The effort didn’t work out; the Jets sniffed out what Mitchell was doing and knocked him off-course before he could get to Vick. But that didn’t stop Pittsburgh coach Mike Tomlin for feeling the need to agree with Ryan about the nature of the play.

“It was not professional,” said Tomlin in his weekly press conference.

Chiming in was Steelers quarterback Ben Roethlisberger: “Usually there’s an understanding between guys. They don’t fire off the ball most of the time, and it’s not quitting but just understanding that you’re not trying to get anybody hurt. When Mike did that it kind of surprised us all, but I think it will be a dead issue now.”

The question here: why? Why give in when the game isn’t over?

This was an issue a couple of years ago when now-former Tampa Bay coach Greg Schiano had his team challenge a Victory Formation at the end of a game against the New York Giants, challenging the league convention and raising an uproar in the process.

Schiano didn’t know that you’re just supposed to give up because the other team has signaled, you know, that you’re supposed to.

Funny thing here is that the NFL is ostensibly a business that operates by having its team compete for victories that themselves draw fans entertained by the spectacle of the game itself and the prospect that the groups involved view it as an athletics contest.

So why not contest the result until the last play?

A similar issue arose in the Monday Night Football blowout when Carolina, down 45-21 with about 2:30 to go, failed on a third down, let the clock burn to the two-minute warning, then punted.
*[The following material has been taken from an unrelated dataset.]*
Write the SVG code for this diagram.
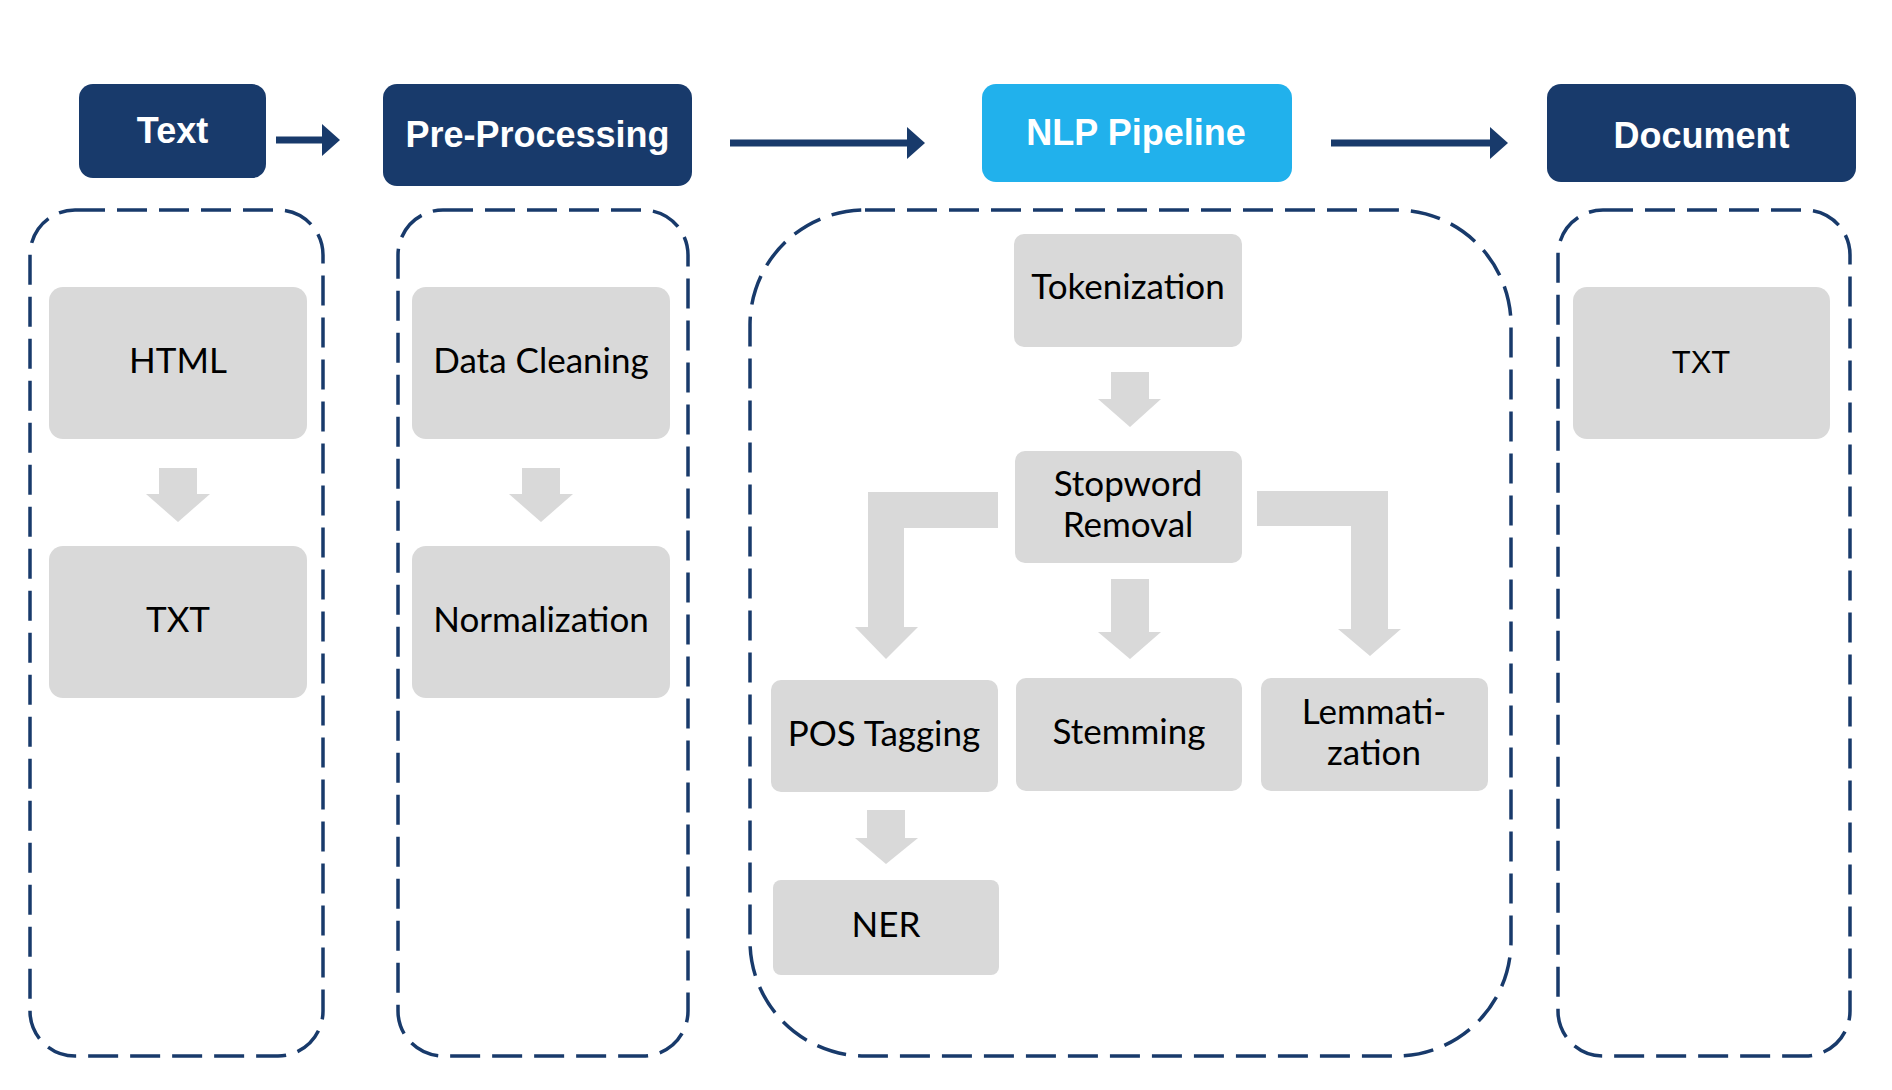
<svg xmlns="http://www.w3.org/2000/svg" width="1892" height="1090" viewBox="0 0 1892 1090">
<style>
.hdr{fill:#183a6b}
.hdr2{fill:#21b1ec}
.ht{font-family:"Liberation Sans",Arial,sans-serif;font-weight:bold;font-size:36px;fill:#fff;text-anchor:middle}
.box{fill:#d9d9d9}
.bt{font-family:Lato,"Liberation Sans",sans-serif;font-size:35px;fill:#000;text-anchor:middle}
.bt2{font-family:"Liberation Sans",Arial,sans-serif;font-size:31px;fill:#000;text-anchor:middle}
.cont{fill:none;stroke:#183a6b;stroke-width:3.5;stroke-dasharray:30 12}
.nav{stroke:#183a6b;stroke-width:7;fill:none}
.ga{fill:#d9d9d9}
</style>
<defs>
<marker id="ah" markerUnits="userSpaceOnUse" markerWidth="20" markerHeight="32" refX="0" refY="16" orient="auto">
<path d="M0,0 L18,16 L0,32 Z" fill="#183a6b"/>
</marker>
</defs>
<rect width="1892" height="1090" fill="#fff"/>
<g id="containers">
<rect class="cont" x="30" y="210" width="293" height="846" rx="45" ry="45"/>
<rect class="cont" x="398" y="210" width="290" height="846" rx="45" ry="45"/>
<rect class="cont" x="750" y="210" width="761" height="846" rx="115" ry="115"/>
<rect class="cont" x="1558" y="210" width="292" height="846" rx="45" ry="45"/>
</g>
<g id="connectors">
<line class="nav" x1="276" y1="140" x2="322" y2="140" marker-end="url(#ah)"/>
<line class="nav" x1="730" y1="143" x2="907" y2="143" marker-end="url(#ah)"/>
<line class="nav" x1="1331" y1="143" x2="1490" y2="143" marker-end="url(#ah)"/>
<polygon class="ga" points="159,468 197,468 197,494 210,494 178,522 146,494 159,494"/>
<polygon class="ga" points="522,468 560,468 560,494 573,494 541,522 509,494 522,494"/>
<polygon class="ga" points="1111,372 1149,372 1149,399 1161,399 1130,427 1098,399 1111,399"/>
<polygon class="ga" points="998,492 868,492 868,627 855,627 886,659 918,627 904,627 904,528 998,528"/>
<polygon class="ga" points="1111,579 1149,579 1149,632 1161,632 1130,659 1098,632 1111,632"/>
<polygon class="ga" points="1257,491 1388,491 1388,629 1401,629 1370,656 1338,629 1351,629 1351,526 1257,526"/>
<polygon class="ga" points="867,810 905,810 905,838 918,838 886,864 855,838 867,838"/>
</g>
<g id="text-header"><rect class="hdr" x="79" y="84" width="187" height="94" rx="14"/><text class="ht" x="172.5" y="143">Text</text></g>
<g id="preprocessing-header"><rect class="hdr" x="383" y="84" width="309" height="102" rx="14"/><text class="ht" x="537.5" y="147">Pre-Processing</text></g>
<g id="nlp-header"><rect class="hdr2" x="982" y="84" width="310" height="98" rx="14"/><text class="ht" x="1136" y="145">NLP Pipeline</text></g>
<g id="document-header"><rect class="hdr" x="1547" y="84" width="309" height="98" rx="14"/><text class="ht" x="1701.5" y="148">Document</text></g>
<g id="html"><rect class="box" x="49" y="287" width="258" height="152" rx="14"/><text class="bt" x="178" y="373">HTML</text></g>
<g id="txt1"><rect class="box" x="49" y="546" width="258" height="152" rx="14"/><text class="bt" x="178" y="632">TXT</text></g>
<g id="datacleaning"><rect class="box" x="412" y="287" width="258" height="152" rx="14"/><text class="bt" x="541" y="373">Data Cleaning</text></g>
<g id="normalization"><rect class="box" x="412" y="546" width="258" height="152" rx="14"/><text class="bt" x="541" y="632">Normalization</text></g>
<g id="tokenization"><rect class="box" x="1014" y="234" width="228" height="113" rx="10"/><text class="bt" x="1128" y="299">Tokenization</text></g>
<g id="stopword"><rect class="box" x="1015" y="451" width="227" height="112" rx="10"/><text class="bt" x="1128" y="496">Stopword</text><text class="bt" x="1128" y="537">Removal</text></g>
<g id="pos"><rect class="box" x="771" y="680" width="227" height="112" rx="10"/><text class="bt" x="884" y="746">POS Tagging</text></g>
<g id="stemming"><rect class="box" x="1016" y="678" width="226" height="113" rx="10"/><text class="bt" x="1129" y="744">Stemming</text></g>
<g id="lemmatization"><rect class="box" x="1261" y="678" width="227" height="113" rx="10"/><text class="bt" x="1374" y="724">Lemmati-</text><text class="bt" x="1374" y="765">zation</text></g>
<g id="ner"><rect class="box" x="773" y="880" width="226" height="95" rx="8"/><text class="bt" x="886" y="937">NER</text></g>
<g id="txt2"><rect class="box" x="1573" y="287" width="257" height="152" rx="14"/><text class="bt2" x="1701" y="373">TXT</text></g>
</svg>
Why not run another play aimed at, weird thought here, trying to get a first down that could lead to a touchdown, a two-point conversion, an onside kick, rinse, lather, repeat?
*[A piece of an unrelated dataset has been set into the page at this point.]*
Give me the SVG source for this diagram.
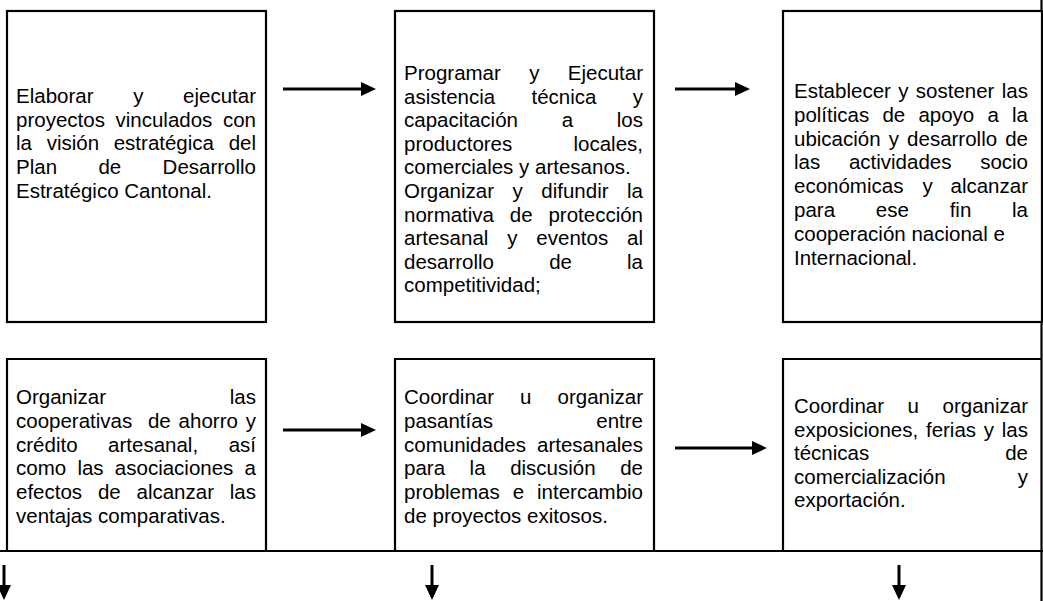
<svg xmlns="http://www.w3.org/2000/svg" width="1043" height="601" viewBox="0 0 1043 601">
<style>
.box{fill:#fff;stroke:#000;stroke-width:2.2}
.frame{fill:none;stroke:#000;stroke-width:2.2}
.t{font-family:"Liberation Sans",Arial,sans-serif;font-size:20.5px;fill:#000}
.arr{stroke:#000;stroke-width:3;fill:none}
</style>
<defs>
<marker id="ah" markerUnits="userSpaceOnUse" markerWidth="16" markerHeight="15" refX="3" refY="7" orient="auto">
<path d="M0,0 L15,7 L0,14 Z" fill="#000"/>
</marker>
</defs>
<rect width="1043" height="601" fill="#fff"/>
<g id="frame-lines">
<line class="frame" x1="1041.5" y1="0" x2="1041.5" y2="601"/>
<line class="frame" x1="0" y1="551" x2="1043" y2="551"/>
</g>
<g id="n1">
<rect class="box" x="7" y="11" width="259" height="311"/>
<text class="t"><tspan x="16" y="103">Elaborar</tspan><tspan x="133.15" y="103">y</tspan><tspan x="183.08" y="103">ejecutar</tspan></text>
<text class="t"><tspan x="16" y="126.7">proyectos</tspan><tspan x="115.49" y="126.7">vinculados</tspan><tspan x="222.95" y="126.7">con</tspan></text>
<text class="t"><tspan x="16" y="150.4">la</tspan><tspan x="46.63" y="150.4">visión</tspan><tspan x="113.71" y="150.4">estratégica</tspan><tspan x="228.65" y="150.4">del</tspan></text>
<text class="t"><tspan x="16" y="174.1">Plan</tspan><tspan x="98.41" y="174.1">de</tspan><tspan x="162.6" y="174.1">Desarrollo</tspan></text>
<text class="t" x="16" y="197.8">Estratégico Cantonal.</text>
</g>
<g id="n2">
<rect class="box" x="395" y="11" width="259" height="311"/>
<text class="t"><tspan x="404" y="80">Programar</tspan><tspan x="529.19" y="80">y</tspan><tspan x="567.81" y="80">Ejecutar</tspan></text>
<text class="t"><tspan x="404" y="103.6">asistencia</tspan><tspan x="531.48" y="103.6">técnica</tspan><tspan x="632.75" y="103.6">y</tspan></text>
<text class="t"><tspan x="404" y="127.2">capacitación</tspan><tspan x="561.67" y="127.2">a</tspan><tspan x="616.8" y="127.2">los</tspan></text>
<text class="t"><tspan x="404" y="150.8">productores</tspan><tspan x="573.5" y="150.8">locales,</tspan></text>
<text class="t" x="404" y="174.4">comerciales y artesanos.</text>
<text class="t"><tspan x="404" y="198">Organizar</tspan><tspan x="512.53" y="198">y</tspan><tspan x="541.31" y="198">difundir</tspan><tspan x="627.05" y="198">la</tspan></text>
<text class="t"><tspan x="404" y="221.6">normativa</tspan><tspan x="509.82" y="221.6">de</tspan><tspan x="548.43" y="221.6">protección</tspan></text>
<text class="t"><tspan x="404" y="245.2">artesanal</tspan><tspan x="507.22" y="245.2">y</tspan><tspan x="536.37" y="245.2">eventos</tspan><tspan x="627.05" y="245.2">al</tspan></text>
<text class="t"><tspan x="404" y="268.8">desarrollo</tspan><tspan x="549.13" y="268.8">de</tspan><tspan x="627.05" y="268.8">la</tspan></text>
<text class="t" x="404" y="292.4">competitividad;</text>
</g>
<g id="n3">
<rect class="box" x="783" y="11" width="259" height="311"/>
<text class="t"><tspan x="794" y="98">Establecer</tspan><tspan x="898.2" y="98">y</tspan><tspan x="915.81" y="98">sostener</tspan><tspan x="1001.8" y="98">las</tspan></text>
<text class="t"><tspan x="794" y="121.8">políticas</tspan><tspan x="882.39" y="121.8">de</tspan><tspan x="918.39" y="121.8">apoyo</tspan><tspan x="987.43" y="121.8">a</tspan><tspan x="1012.05" y="121.8">la</tspan></text>
<text class="t"><tspan x="794" y="145.6">ubicación</tspan><tspan x="888.71" y="145.6">y</tspan><tspan x="907.08" y="145.6">desarrollo</tspan><tspan x="1005.2" y="145.6">de</tspan></text>
<text class="t"><tspan x="794" y="169.4">las</tspan><tspan x="848.9" y="169.4">actividades</tspan><tspan x="980.15" y="169.4">socio</tspan></text>
<text class="t"><tspan x="794" y="193.2">económicas</tspan><tspan x="922.4" y="193.2">y</tspan><tspan x="950.53" y="193.2">alcanzar</tspan></text>
<text class="t"><tspan x="794" y="217">para</tspan><tspan x="875.8" y="217">ese</tspan><tspan x="949.63" y="217">fin</tspan><tspan x="1012.05" y="217">la</tspan></text>
<text class="t" x="794" y="240.8">cooperación nacional e</text>
<text class="t" x="794" y="264.6">Internacional.</text>
</g>
<g id="n4">
<path class="frame" d="M7,551 V359 H266 V551"/>
<text class="t"><tspan x="16" y="404">Organizar</tspan><tspan x="229.8" y="404">las</tspan></text>
<text class="t"><tspan x="16" y="427.8">cooperativas</tspan><tspan x="147.95" y="427.8">de</tspan><tspan x="178.62" y="427.8">ahorro</tspan><tspan x="245.75" y="427.8">y</tspan></text>
<text class="t"><tspan x="16" y="451.6">crédito</tspan><tspan x="108.08" y="451.6">artesanal,</tspan><tspan x="228.65" y="451.6">así</tspan></text>
<text class="t"><tspan x="16" y="475.4">como</tspan><tspan x="77.38" y="475.4">las</tspan><tspan x="114.84" y="475.4">asociaciones</tspan><tspan x="244.6" y="475.4">a</tspan></text>
<text class="t"><tspan x="16" y="499.2">efectos</tspan><tspan x="97.9" y="499.2">de</tspan><tspan x="136.51" y="499.2">alcanzar</tspan><tspan x="229.8" y="499.2">las</tspan></text>
<text class="t" x="16" y="523">ventajas comparativas.</text>
</g>
<g id="n5">
<path class="frame" d="M395,551 V359 H654 V551"/>
<text class="t"><tspan x="404" y="404">Coordinar</tspan><tspan x="520.08" y="404">u</tspan><tspan x="557.56" y="404">organizar</tspan></text>
<text class="t"><tspan x="404" y="427.8">pasantías</tspan><tspan x="596.28" y="427.8">entre</tspan></text>
<text class="t"><tspan x="404" y="451.6">comunidades</tspan><tspan x="537.04" y="451.6">artesanales</tspan></text>
<text class="t"><tspan x="404" y="475.4">para</tspan><tspan x="469.62" y="475.4">la</tspan><tspan x="510.17" y="475.4">discusión</tspan><tspan x="620.2" y="475.4">de</tspan></text>
<text class="t"><tspan x="404" y="499.2">problemas</tspan><tspan x="512.67" y="499.2">e</tspan><tspan x="537.06" y="499.2">intercambio</tspan></text>
<text class="t" x="404" y="523">de proyectos exitosos.</text>
</g>
<g id="n6">
<path class="frame" d="M783,551 V359 H1042"/>
<text class="t"><tspan x="794" y="413">Coordinar</tspan><tspan x="907.58" y="413">u</tspan><tspan x="942.56" y="413">organizar</tspan></text>
<text class="t"><tspan x="794" y="436.6">exposiciones,</tspan><tspan x="925.94" y="436.6">ferias</tspan><tspan x="983.81" y="436.6">y</tspan><tspan x="1001.8" y="436.6">las</tspan></text>
<text class="t"><tspan x="794" y="460.2">técnicas</tspan><tspan x="1005.2" y="460.2">de</tspan></text>
<text class="t"><tspan x="794" y="483.8">comercialización</tspan><tspan x="1017.75" y="483.8">y</tspan></text>
<text class="t" x="794" y="507.4">exportación.</text>
</g>
<g id="connectors">
<line class="arr" x1="283" y1="89" x2="364" y2="89" marker-end="url(#ah)"/>
<line class="arr" x1="675" y1="89" x2="738" y2="89" marker-end="url(#ah)"/>
<line class="arr" x1="283" y1="430" x2="364" y2="430" marker-end="url(#ah)"/>
<line class="arr" x1="675" y1="448" x2="755" y2="448" marker-end="url(#ah)"/>
<line class="arr" x1="4" y1="565" x2="4" y2="588" marker-end="url(#ah)"/>
<line class="arr" x1="432" y1="565" x2="432" y2="588" marker-end="url(#ah)"/>
<line class="arr" x1="899" y1="565" x2="899" y2="588" marker-end="url(#ah)"/>
</g>
</svg>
The odds aren’t good that you’ll score three TDs and three two-point conversions in 150 seconds. Nor are they good that you’re going to force a fumble in the last 40 seconds against a Victory Formation.

You still try, because that’s what you’re supposed to do. Compete. Not give up just because convention says you give up.

Giving up is not professional. Fire off the line. Make ‘em earn it.